Francamente, no me animo a sacar conclusiones respecto de quién o quiénes son o somos los responsables de que la opinión pública crea que realmente es más importante la transferencia al fútbol chipriota del lateral derecho suplente de la Quinta de Boca que el futuro deportivo de Paula Pareto. Como la intención de esta columna no es la de atizar una polémica que ni siquiera está planteada, aclaro urgentemente que no discutiría ni un minuto cuánto más importante es el fútbol en general que cualquier deporte en la Argentina. Es más, ni siquiera estoy seguro de saber cuántos más temas fuera del deporte interesan más a la mayoría de los argentinos que el fútbol. Es más, sólo esporádicamente, un acontecimiento deportivo me retiene sentado en mi sillón antes que un buen partido de fútbol. Por buen partido entiéndase un partido más o menos importante de nuestra Primera División, seleccionado, etc.
No estoy tan seguro de que un partido de cualquier categoría importe más que lo que realmente debería importar. Deportivamente hablando. Muchos menos justifico el espacio que se dedica a la periferia de las pelotas en comparación con ese deporte al cual endiosamos o, mayormente, condenamos cada cuatro años cuando el medallero olímpico nos deja tan lejos de Kenya o bien debajo de Etiopía. En realidad, no estoy tan seguro de que a usted le importe tanto más este escenario. Creo que hace rato que los medios vienen marcándole al público una agenda mentirosa. En la tele, en la radio, en los diarios o en las revistas, muy pocos se animan a buscarle la vuelta al asunto. Cuando se trata de deportes, mucho menos. Si elogio que existan Juan Sasturain o Diego Capusotto en televisión abierta, no estoy queriendo decir que, con sólo proponérselo, la tele convenza a la gente de que un partido de la Liga Nacional de Vóley importe más que la Copa Libertadores. Lo que quiero decir es que así como hay libros y genialidad como alternativa del caño o del muro, podría haber algún hueco para los cuarenta deportes mediáticamente ignorados o maltratados a cambio de tantas horas y centímetros dedicados a las pelotudeces del mundo de la pelota. Fenómeno del cual soy partícipe, por cierto (antes de que me claven las uñas, asumo mi parte de culpa y/o complicidad).
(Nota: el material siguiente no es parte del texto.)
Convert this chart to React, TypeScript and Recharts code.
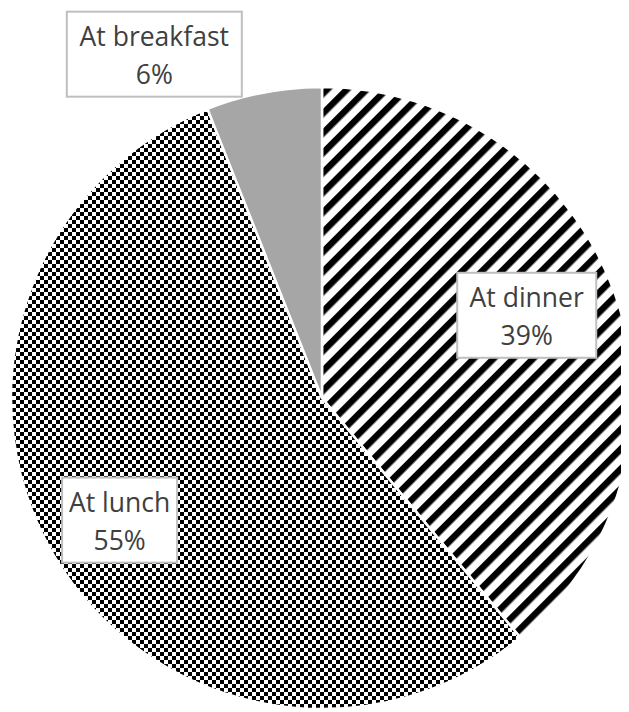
import React from "react";
import { PieChart, Pie, Cell } from "recharts";

const categories = ["At dinner", "At lunch", "At breakfast"];
const values = [39, 55, 6];
const fills = ["url(#stripes)", "url(#checker)", "#a6a6a6"];

const data = categories.map((name, i) => ({ name, value: values[i] }));

const RADIAN = Math.PI / 180;
// label layout: radius factor, angle offset, box size
const labelLayout = [
  { r: 0.71, da: 2.2, w: 139, h: 85 },
  { r: 0.76, da: 0.5, w: 115, h: 85 },
  { r: 1.23, da: 15.2, w: 175, h: 85 },
];

const renderLabel = (props: any) => {
  const { cx, cy, midAngle, outerRadius, index, percent, name } = props;
  const L = labelLayout[index];
  const a = (midAngle + L.da) * RADIAN;
  const x = cx + L.r * outerRadius * Math.cos(-a);
  const y = cy + L.r * outerRadius * Math.sin(-a);
  return (
    <g key={`lbl-${index}`}>
      <rect
        x={x - L.w / 2}
        y={y - L.h / 2}
        width={L.w}
        height={L.h}
        fill="#ffffff"
        stroke="#bfbfbf"
        strokeWidth={2}
      />
      <text
        x={x}
        y={y - 18}
        textAnchor="middle"
        dominantBaseline="central"
        fill="#404040"
        fontSize={26.5}
        fontFamily="'Open Sans', sans-serif"
      >
        {name}
      </text>
      <text
        x={x}
        y={y + 20}
        textAnchor="middle"
        dominantBaseline="central"
        fill="#404040"
        fontSize={26.5}
        fontFamily="'Open Sans', sans-serif"
      >
        {`${Math.round(percent * 100)}%`}
      </text>
    </g>
  );
};

export default function App() {
  return (
    <PieChart width={621} height={704} margin={{ top: 0, right: 0, bottom: 0, left: 0 }}>
      <defs>
        <pattern
          id="stripes"
          patternUnits="userSpaceOnUse"
          width={14}
          height={14}
          patternTransform="rotate(45)"
        >
          <rect x={0} y={0} width={14} height={14} fill="#ffffff" />
          <rect x={0} y={0} width={6.5} height={14} fill="#000000" />
        </pattern>
        <pattern id="checker" patternUnits="userSpaceOnUse" width={8} height={8}>
          <rect x={0} y={0} width={8} height={8} fill="#000000" />
          <rect x={0} y={0} width={4} height={4} fill="#ffffff" />
          <rect x={4} y={4} width={4} height={4} fill="#ffffff" />
        </pattern>
      </defs>
      <Pie
        data={data}
        dataKey="value"
        nameKey="name"
        cx={314}
        cy={390}
        outerRadius={311}
        startAngle={90}
        endAngle={-270}
        stroke="#ffffff"
        strokeWidth={2.5}
        label={renderLabel}
        labelLine={false}
        isAnimationActive={false}
      >
        {data.map((d, i) => (
          <Cell key={d.name} fill={fills[i]} />
        ))}
      </Pie>
    </PieChart>
  );
}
Por ahí pasa el impacto más fuerte del regreso a casa. El más negativo, quiero decir. Aquel para cuya readaptación hay que ser muy cuidadoso porque, entre otras cosas, se corre el riesgo de caer en el esnobismo de creer que el mundo es el que viví en Beijing –en los Juegos, entiéndase– y no el de la corrupción, el piquete, los crímenes narcos (y el asado, el fútbol del domingo, los amigos, la familia…).
Pero si la agenda pasa por cómo reaccionarán los jugadores de San Lorenzo con Radamel Falcao, por cómo reaccionará la gente del Rojo si el equipo de Borghi no gana esta tarde, por cómo reaccionará la barra brava de Boca cuando le exijan devolver el diente que perdió Migliore o por cómo reaccionará Martín Demichelis si Evangelina Anderson pega otra tapa de Playboy, pido, por favor, que vuelvan los madrugones olímpicos. Y creo que, en el fondo, muchos de ustedes, también.